The concept of the envelope of occlusion helps us understand how the teeth should function physiologically. When one bites together so that the teeth touch in a normal position (a good cue to help patients do this is to ask them to bite on their back teeth), and then slides the lower jaw forward slowly, one will note that the front teeth slide against each other, but the back teeth open and no longer touch. This is called anterior guidance and is an important secondary function of the anterior teeth (the incisors and canines). This function minimizes shear forces on the posterior teeth. From the same starting position with normal occlusion, if one, again keeping the teeth together, slides the lower jaw to one side, one will note that the teeth on the ipsilateral side touch, but the teeth on the contralateral side do not. In some people, only the canines touch here. This is again a function to help prevent shear forces in excursive, or sideways, movements.
Beyond mastication, teeth have an essential role in phonation. If one makes a fricative sound, like saying the letter F, one will note that the maxillary incisors rest against or close to the vermillion border of the lower lip.
Finally, teeth, like bones, also participate in mineral exchange. The inner layers of the tooth, closest to the circulatory supply and pulp are most active in this, although the enamel may exchange minerals with saliva.

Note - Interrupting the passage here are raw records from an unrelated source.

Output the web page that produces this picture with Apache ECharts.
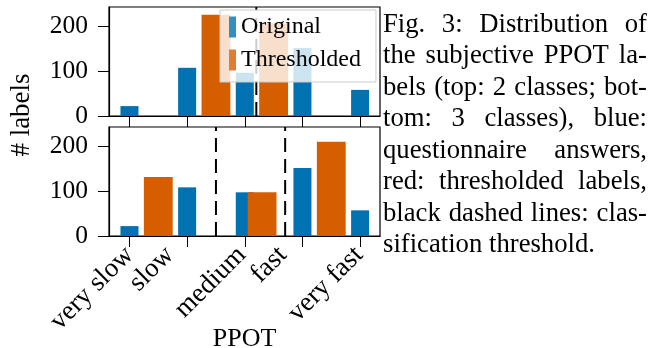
<!DOCTYPE html>
<html>
<head>
<meta charset="utf-8">
<script src="https://cdn.jsdelivr.net/npm/echarts@6/dist/echarts.min.js"></script>
<style>
html,body{margin:0;padding:0;background:#fff;}
#chart{width:657px;height:348px;}
</style>
</head>
<body>
<div id="chart"></div>
<script>
// ---- data ----
const categories = ['very slow', 'slow', 'medium', 'fast', 'very fast'];
const categoryPositions = [1, 2, 3, 4, 5];
// where each category label sits along the axis in the reference
const categoryLabelPositions = [1, 1.7, 2.95, 3.66, 4.98];
const yTicks = [0, 100, 200];
const topOriginal = [22, 107, 96, 151, 58];
const topThresholdedPositions = [2.5, 3.5];
const topThresholded = [225, 206];
const topThresholds = [3.2];
const bottomOriginal = [22, 108, 97, 151, 57];
const bottomThresholdedPositions = [1.5, 3.3, 4.5];
const bottomThresholded = [131, 97, 209];
const bottomThresholds = [2.5, 3.7];
const captionLines = [
  'Fig. 3: Distribution of',
  'the subjective PPOT la-',
  'bels (top: 2 classes; bot-',
  'tom: 3 classes), blue:',
  'questionnaire answers,',
  'red: thresholded labels,',
  'black dashed lines: clas-',
  'sification threshold.'
];

const BLUE = '#0072B2', ORANGE = '#D55E00';
const FONT = '"Liberation Serif", "Times New Roman", serif';
const Y_MAX = 242, X_MIN = 0.645, X_MAX = 5.345;

function zip(xs, ys) { return xs.map((x, i) => [x, ys[i]]); }

function barRender(widthUnits) {
  return function (params, api) {
    const x = api.value(0), y = api.value(1);
    const p0 = api.coord([x - widthUnits / 2, 0]);
    const p1 = api.coord([x + widthUnits / 2, y]);
    return {
      type: 'rect',
      shape: { x: p0[0], y: p1[1], width: p1[0] - p0[0], height: p0[1] - p1[1] },
      style: { fill: api.visual('color') }
    };
  };
}

function thresholdSeries(xs, axisIndex) {
  return xs.map(t => ({
    type: 'line', name: 'threshold', xAxisIndex: axisIndex, yAxisIndex: axisIndex,
    data: [[t, 0], [t, Y_MAX]], symbol: 'none', silent: true, z: 3,
    lineStyle: { color: '#000', width: 2, type: [14, 7] }
  }));
}

function labelFor(v) {
  let best = 0;
  categoryLabelPositions.forEach((p, i) => { if (Math.abs(p - v) < Math.abs(categoryLabelPositions[best] - v)) best = i; });
  return categories[best];
}

function xAxis(gridIndex, showLabels) {
  return {
    type: 'value', gridIndex, min: X_MIN, max: X_MAX,
    axisLine: { show: true, lineStyle: { color: '#000', width: 1.2 } },
    splitLine: { show: false },
    axisTick: { show: true, length: 11, inside: false, customValues: categoryPositions, lineStyle: { color: '#000' } },
    axisLabel: {
      show: showLabels, customValues: categoryLabelPositions, rotate: 45, margin: 15,
      fontFamily: FONT, fontSize: 27, color: '#000',
      formatter: labelFor
    },
    name: showLabels ? 'PPOT' : '', nameLocation: 'middle', nameGap: 90, nameMoveOverlap: false,
    nameTextStyle: { fontFamily: FONT, fontSize: 26, color: '#000' }
  };
}

function yAxis(gridIndex) {
  return {
    type: 'value', gridIndex, min: 0, max: Y_MAX,
    axisLine: { show: true, lineStyle: { color: '#000', width: 1.2 } },
    splitLine: { show: false },
    axisTick: { show: true, length: 11, customValues: yTicks, lineStyle: { color: '#000' } },
    axisLabel: { customValues: yTicks, margin: 21, fontFamily: FONT, fontSize: 25.5, color: '#000' }
  };
}

// justified caption
const ctx = document.createElement('canvas').getContext('2d');
const CAP_FONT = '26.7px ' + FONT;
ctx.font = CAP_FONT;
const capLeft = 383, capRight = 647, capTop = 24.5, capStep = 31.5;
const captionGraphics = [];
captionLines.forEach((line, li) => {
  const words = line.split(' ');
  const widths = words.map(w => ctx.measureText(w).width);
  const total = widths.reduce((a, b) => a + b, 0);
  const justify = li < captionLines.length - 1 && words.length > 1;
  const gap = justify ? (capRight - capLeft - total) / (words.length - 1) : ctx.measureText(' ').width;
  let x = capLeft;
  words.forEach((w, wi) => {
    captionGraphics.push({
      type: 'text', x: x, y: capTop + li * capStep,
      style: { text: w, font: CAP_FONT, fill: '#000', verticalAlign: 'middle' }
    });
    x += widths[wi] + gap;
  });
});

const gridBase = { left: 109, width: 271, height: 109, show: true, borderColor: '#000', borderWidth: 1.2,
  backgroundColor: 'transparent', containLabel: false, outerBoundsMode: 'none' };

const chart = echarts.init(document.getElementById('chart'), null, { renderer: 'canvas' });
chart.setOption({
  animation: false,
  backgroundColor: '#fff',
  grid: [
    Object.assign({ top: 7 }, gridBase),
    Object.assign({ top: 127 }, gridBase)
  ],
  xAxis: [xAxis(0, false), xAxis(1, true)],
  yAxis: [yAxis(0), yAxis(1)],
  legend: {
    orient: 'vertical', left: 220, top: 10,
    padding: [5, 15, 10, 9], itemGap: 9, itemWidth: 7, itemHeight: 21,
    backgroundColor: 'rgba(255,255,255,0.8)', borderColor: '#cccccc', borderWidth: 1, borderRadius: 0,
    z: 10,
    textStyle: { fontFamily: FONT, fontSize: 24, color: '#000', lineHeight: 24 },
    data: [
      { name: 'Original', icon: 'rect', itemStyle: { color: '#338ec1' } },
      { name: 'Thresholded', icon: 'rect', itemStyle: { color: '#dd7e33' } }
    ]
  },
  graphic: [
    {
      type: 'text', x: 22, y: 115, rotation: Math.PI / 2,
      style: { text: '# labels', font: '27px ' + FONT, fill: '#000', align: 'center', verticalAlign: 'middle' }
    }
  ].concat(captionGraphics),
  series: [
    { type: 'custom', name: 'Original', xAxisIndex: 0, yAxisIndex: 0, itemStyle: { color: BLUE },
      renderItem: barRender(0.3125), encode: { x: 0, y: 1 }, data: zip(categoryPositions, topOriginal), z: 2 },
    { type: 'custom', name: 'Thresholded', xAxisIndex: 0, yAxisIndex: 0, itemStyle: { color: ORANGE },
      renderItem: barRender(0.5), encode: { x: 0, y: 1 }, data: zip(topThresholdedPositions, topThresholded), z: 2 },
    { type: 'custom', name: 'Original', xAxisIndex: 1, yAxisIndex: 1, itemStyle: { color: BLUE },
      renderItem: barRender(0.3125), encode: { x: 0, y: 1 }, data: zip(categoryPositions, bottomOriginal), z: 2 },
    { type: 'custom', name: 'Thresholded', xAxisIndex: 1, yAxisIndex: 1, itemStyle: { color: ORANGE },
      renderItem: barRender(0.5), encode: { x: 0, y: 1 }, data: zip(bottomThresholdedPositions, bottomThresholded), z: 2 }
  ].concat(thresholdSeries(topThresholds, 0), thresholdSeries(bottomThresholds, 1))
});
</script>
</body>
</html>
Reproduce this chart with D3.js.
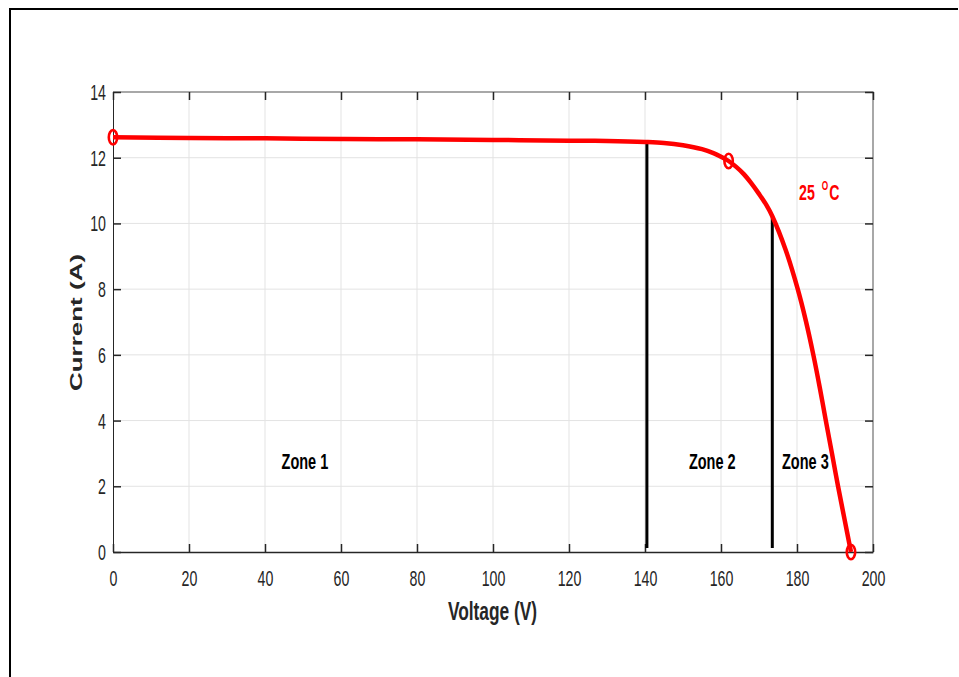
<!DOCTYPE html>
<html>
<head>
<meta charset="utf-8">
<script src="https://cdn.jsdelivr.net/npm/d3@7"></script>
<style>
  body { margin: 0; background: #fff; }
  svg { display: block; }
  .tick text { font-family: "Liberation Sans", Arial, sans-serif; fill: #262626; }
</style>
</head>
<body>
<svg id="chart"></svg>
<script>
// I-V curve
var voltage = [0, 20, 40, 60, 80, 100, 120, 130, 140, 145, 150, 155, 158, 160, 162, 164, 166, 168, 170, 172, 173.5, 177, 180.2, 182.3, 184.3, 186, 187.5, 189.2, 190.8, 192.5, 194.2];
var current = [12.62, 12.60, 12.59, 12.57, 12.56, 12.54, 12.52, 12.51, 12.48, 12.45, 12.38, 12.26, 12.14, 12.03, 11.90, 11.72, 11.50, 11.22, 10.90, 10.55, 10.22, 9.2, 8.0, 7.05, 6.0, 5.0, 4.05, 3.0, 2.0, 1.0, 0];
var markV = [0, 162, 194.2];
var markI = [12.62, 11.9, 0];
var zoneLines = [{v: 140.5, i: 12.47}, {v: 173.5, i: 10.22}];
var zones = [{name: "Zone 1", v: 50.5, i: 2.53}, {name: "Zone 2", v: 157.7, i: 2.53}, {name: "Zone 3", v: 182.2, i: 2.53}];
var xTicks = d3.range(0, 201, 20);
var yTicks = d3.range(0, 15, 2);

var W = 959, H = 677;
var SX = 0.66; // the text in the picture is squeezed sideways
var m = {l: 113, r: 873, t: 92, b: 552};
var svg = d3.select("#chart").attr("width", W).attr("height", H);

// outer frame (only top and left visible)
svg.append("path").attr("d", "M10,677V9H958")
	.attr("fill", "none").attr("stroke", "#000").attr("stroke-width", 2);

var x = d3.scaleLinear().domain([0, 200]).range([m.l, m.r]);
var y = d3.scaleLinear().domain([0, 14]).range([m.b, m.t]);

// grid
var grid = svg.append("g").attr("stroke", "#e3e3e3").attr("stroke-width", 1);
grid.selectAll(".gx").data(xTicks.slice(1, -1)).enter().append("line")
	.attr("x1", function(d){ return x(d); }).attr("x2", function(d){ return x(d); })
	.attr("y1", m.t).attr("y2", m.b);
grid.selectAll(".gy").data(yTicks.slice(1, -1)).enter().append("line")
	.attr("y1", function(d){ return y(d); }).attr("y2", function(d){ return y(d); })
	.attr("x1", m.l).attr("x2", m.r);

// box: top and right in grey
svg.append("path").attr("d", "M" + m.l + "," + m.t + "H" + m.r + "V" + m.b)
	.attr("fill", "none").attr("stroke", "#8c8c8c").attr("stroke-width", 1.5);

function styleAxis(g){
	g.select(".domain").attr("stroke", "#262626").attr("stroke-width", 1.5);
	g.selectAll(".tick line").attr("stroke", "#262626").attr("stroke-width", 1.5);
	g.selectAll(".tick text").attr("font-size", 21.5).attr("transform", "scale(" + SX + ",1)");
}
var xa = svg.append("g").attr("transform", "translate(0," + m.b + ")")
	.call(d3.axisBottom(x).tickValues(xTicks).tickSizeInner(-8).tickSizeOuter(0).tickPadding(17));
styleAxis(xa);
xa.selectAll(".tick text").attr("dy", null).attr("y", 34);
var ya = svg.append("g").attr("transform", "translate(" + m.l + ",0)")
	.call(d3.axisLeft(y).tickValues(yTicks).tickSizeInner(-8).tickSizeOuter(0).tickPadding(7));
styleAxis(ya);
ya.selectAll(".tick text").attr("x", -7 / SX).attr("dy", "0.35em");
ya.select(".domain").attr("stroke-width", 1);
// top & right ticks
svg.append("g").attr("transform", "translate(0," + m.t + ")")
	.call(d3.axisTop(x).tickValues(xTicks).tickSizeInner(-8).tickSizeOuter(0).tickFormat(""))
	.call(function(g){ g.select(".domain").remove(); g.selectAll("line").attr("stroke", "#262626").attr("stroke-width", 1.5); });
svg.append("g").attr("transform", "translate(" + m.r + ",0)")
	.call(d3.axisRight(y).tickValues(yTicks).tickSizeInner(-8).tickSizeOuter(0).tickFormat(""))
	.call(function(g){ g.select(".domain").remove(); g.selectAll("line").attr("stroke", "#262626").attr("stroke-width", 1.5); });

// zone separators
svg.selectAll(".zl").data(zoneLines).enter().append("line")
	.attr("x1", function(d){ return x(d.v); }).attr("x2", function(d){ return x(d.v); })
	.attr("y1", function(d){ return y(d.i); }).attr("y2", m.b - 4)
	.attr("stroke", "#000").attr("stroke-width", 3);

// curve
var pts = voltage.map(function(v, k){ return [v, current[k]]; });
svg.append("path").datum(pts)
	.attr("d", d3.line().x(function(d){ return x(d[0]); }).y(function(d){ return y(d[1]); }).curve(d3.curveCatmullRom.alpha(0.5)))
	.attr("fill", "none").attr("stroke", "#ff0000").attr("stroke-width", 4.5);

svg.selectAll(".mk").data(markV).enter().append("ellipse")
	.attr("cx", function(d){ return x(d); })
	.attr("cy", function(d, k){ return y(markI[k]); })
	.attr("rx", 4.2).attr("ry", 7.2)
	.attr("fill", "none").attr("stroke", "#ff0000").attr("stroke-width", 2.6);

// labels
svg.selectAll(".zn").data(zones).enter().append("text")
	.attr("transform", function(d){ return "translate(" + x(d.v) + "," + y(d.i) + ") scale(" + SX + ",1)"; })
	.attr("text-anchor", "middle")
	.attr("font-family", "'Liberation Sans', Arial, sans-serif")
	.attr("font-weight", "bold").attr("font-size", 22).attr("fill", "#000")
	.text(function(d){ return d.name; });

var t = svg.append("text").attr("transform", "translate(799,200) scale(" + SX + ",1)")
	.attr("font-family", "'Liberation Sans', Arial, sans-serif")
	.attr("font-weight", "bold").attr("font-size", 21.5).attr("fill", "#ff0000");
t.append("tspan").attr("x", 0).text("25");
t.append("tspan").attr("x", 34.4).attr("dy", -10).attr("font-size", 12.5).text("O");
t.append("tspan").attr("x", 45.9).attr("dy", 10).text("C");

svg.append("text").attr("transform", "translate(492.5,620) scale(0.68,1)").attr("text-anchor", "middle")
	.attr("font-family", "'Liberation Sans', Arial, sans-serif")
	.attr("font-weight", "bold").attr("font-size", 25.5).attr("fill", "#262626")
	.text("Voltage (V)");

svg.append("text").attr("transform", "translate(81.5,322.5) scale(" + SX + ",1) rotate(-90)").attr("text-anchor", "middle")
	.attr("font-family", "'Liberation Sans', Arial, sans-serif")
	.attr("font-weight", "bold").attr("font-size", 26).attr("fill", "#262626")
	.text("Current (A)");
</script>
</body>
</html>
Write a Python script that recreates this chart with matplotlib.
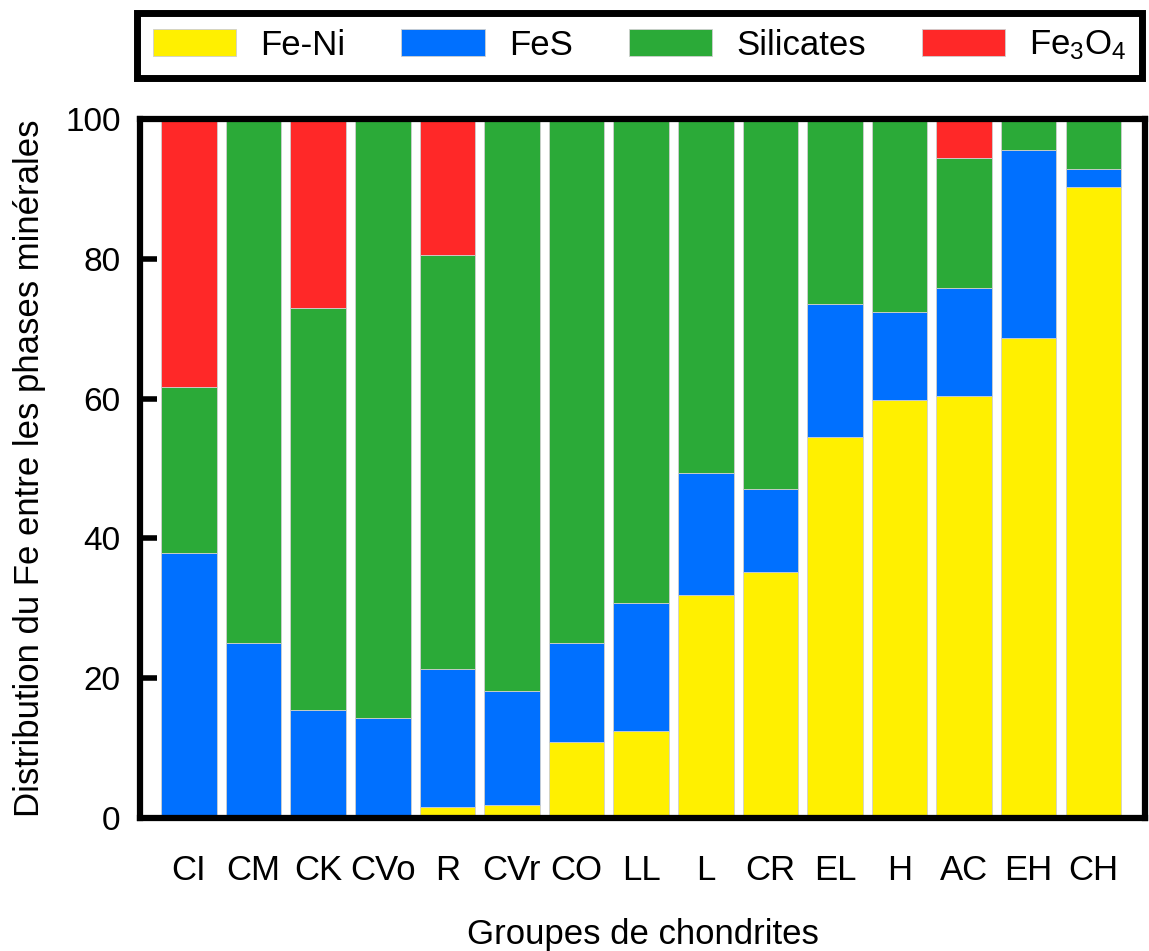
import matplotlib.pyplot as plt
import numpy as np

plt.rcParams['font.family'] = ['Liberation Sans', 'DejaVu Sans']
plt.rcParams['mathtext.default'] = 'regular'

groups = ['CI', 'CM', 'CK', 'CVo', 'R', 'CVr', 'CO', 'LL', 'L', 'CR', 'EL', 'H', 'AC', 'EH', 'CH']

# Fe distribution (%) per mineral phase
feni = [0, 0, 0, 0, 1.5, 1.8, 10.8, 12.4, 31.9, 35.2, 54.5, 59.8, 60.4, 68.6, 90.3]
fes = [37.9, 25.1, 15.5, 14.3, 19.8, 16.4, 14.3, 18.4, 17.4, 11.9, 19.1, 12.6, 15.4, 27.0, 2.6]
silicates = [23.8, 74.9, 57.4, 85.7, 59.3, 81.8, 74.9, 69.2, 50.7, 52.9, 26.4, 27.6, 18.6, 4.4, 7.1]
fe3o4 = [38.3, 0, 27.1, 0, 19.4, 0, 0, 0, 0, 0, 0, 0, 5.6, 0, 0]

series = [('Fe-Ni', feni, '#FFF000'),
          ('FeS', fes, '#0070FF'),
          ('Silicates', silicates, '#2BAA38'),
          ('Fe$_3$O$_4$', fe3o4, '#FF2828')]

fig = plt.figure(figsize=(11.49, 9.51), dpi=100)
ax = fig.add_axes([0.1218, 0.1399, 0.8747, 0.735])

x = np.arange(len(groups))
bottom = np.zeros(len(groups))
for name, vals, col in series:
    vals = np.array(vals)
    ax.bar(x, vals, 0.86, bottom=bottom, color=col, edgecolor='#cfcfcf',
           linewidth=0.6, label=name)
    bottom += vals

ax.set_xlim(-0.76, 14.8)
ax.set_ylim(0, 100)
ax.set_yticks([0, 20, 40, 60, 80, 100])
ax.set_xticks(x)
ax.set_xticklabels(groups)
ax.tick_params(axis='y', direction='in', length=12, width=4, labelsize=24, pad=14)
ax.tick_params(axis='x', length=0, labelsize=25, pad=26)
for s in ax.spines.values():
    s.set_linewidth(4.5)
    s.set_color('black')

ax.set_ylabel('Distribution du Fe entre les phases minérales', fontsize=25, labelpad=14)
ax.set_xlabel('Groupes de chondrites', fontsize=25, labelpad=22)

handles, labels = ax.get_legend_handles_labels()
leg = fig.legend(handles, labels, loc='lower left', ncol=4, mode='expand',
                 bbox_to_anchor=(0.1192, 0.918, 0.875, 0.072),
                 fontsize=25, frameon=True, fancybox=False, edgecolor='black',
                 framealpha=1, handlelength=2.4, handleheight=0.85,
                 handletextpad=0.7, borderpad=0.45, borderaxespad=0)
leg.get_frame().set_linewidth(5)

fig.savefig('out.png', dpi=100)
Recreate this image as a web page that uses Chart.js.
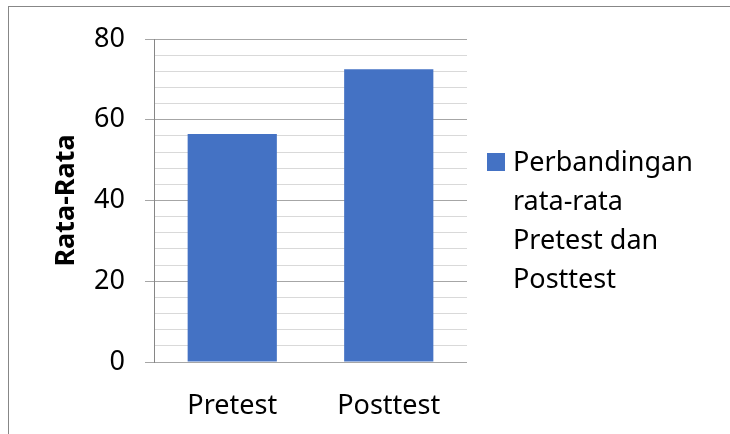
<!DOCTYPE html>
<html>
<head>
<meta charset="utf-8">
<script src="https://cdn.jsdelivr.net/npm/chart.js@4"></script>
<style>
  body { margin: 0; background: #fff; }
  #wrap { position: relative; width: 730px; height: 434px; overflow: hidden; }
  #frame { position: absolute; left: 8px; top: 6px; width: 800px; height: 500px; border: 1px solid #878787; }
  #legend { position: absolute; left: 487px; top: 141px; font-family: "Noto Sans", sans-serif; font-size: 27px; line-height: 39px; color: #000; }
  #legend .box { position: absolute; left: 0; top: 12px; width: 18px; height: 18px; }
  #legend .txt { position: absolute; left: 26px; top: 0; white-space: nowrap; }
</style>
</head>
<body>
<div id="wrap">
  <div id="frame"></div>
  <canvas id="myChart" width="730" height="434"></canvas>
  <div id="legend"></div>
</div>
<script>
const categories = ['Pretest', 'Posttest'];
const rataRata = [56.5, 72.5];
const seriesLabel = ['Perbandingan', 'rata-rata', 'Pretest dan', 'Posttest'];
const yTicks = [0, 20, 40, 60, 80];

const barColor = '#4472C4';

const ctx = document.getElementById('myChart');

let chart = new Chart(ctx, {
  type: 'bar',
  data: {
    labels: categories,
    datasets: [{
      label: seriesLabel.join(' '),
      data: rataRata,
      backgroundColor: barColor,
      barPercentage: 0.57,
      categoryPercentage: 1
    }]
  },
  options: {
    responsive: false,
    animation: false,
    layout: { padding: { top: 39, right: 263, bottom: 0, left: 0 } },
    plugins: {
      legend: { display: false },
      tooltip: { enabled: false }
    },
    scales: {
      x: {
        grid: { display: false },
        border: { display: false },
        ticks: { color: '#000', padding: 20, font: { family: 'Noto Sans', size: 27 } },
        afterFit: (s) => { s.height = 72; }
      },
      y: {
        min: 0,
        max: 80,
        ticks: {
          stepSize: 4,
          autoSkip: false,
          color: '#000',
          padding: 20,
          font: { family: 'Noto Sans', size: 27 },
          callback: (v) => yTicks.includes(v) ? v : ''
        },
        grid: {
          color: (c) => yTicks.includes(c.tick.value) ? '#a6a6a6' : '#d9d9d9',
          tickColor: (c) => yTicks.includes(c.tick.value) ? '#a6a6a6' : 'rgba(0,0,0,0)',
          tickLength: 9,
          lineWidth: 1
        },
        border: { color: '#868686' },
        title: {
          display: true,
          text: 'Rata-Rata',
          color: '#000',
          font: { family: 'Noto Sans', size: 27, weight: 'bold' },
          padding: { top: 50, bottom: 0 }
        },
        afterFit: (s) => { s.width = 154; }
      }
    }
  }
});

// legend as html, from the dataset
const lg = document.getElementById('legend');
const box = document.createElement('div');
box.className = 'box';
box.style.background = chart.data.datasets[0].backgroundColor;
lg.appendChild(box);
const txt = document.createElement('div');
txt.className = 'txt';
txt.innerHTML = seriesLabel.join('<br>');
lg.appendChild(txt);
</script>
</body>
</html>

The eruption and composition of teeth is a process influenced by body metabolism, endocrine function, genetics, and local factors. This process can be illustrated by the pathological disruption of any of these factors, resulting in odontogenic issues. For example, genetic diseases like osteogenesis imperfecta result in abnormally shaped and formed teeth, Gardner syndrome often manifests with multiple osteomas (extra teeth-like structures), and alterations in hormone levels, vitamin and mineral levels, and even ingestion of systemic levels of some drugs (i.e., tetracycline), can permanently alter the teeth.
As described above, the teeth have a functional role in speech: loss of these teeth can affect the formation of the fricative sound, and by extension, many other sounds. Another important concept is called the vertical dimension of occlusion. Without teeth, or by extreme wear and destruction of teeth, the jaws will over-close. This results in very aged appearance accentuated nasolabial folds, and generally gives the appearance of a patient older than their chronological age, which speaks to the cosmetic function of teeth. As the soft tissues lose support, it can also affect phonation, bolus creation and swallowing, and can lead to a structural change of other bony parts in the face.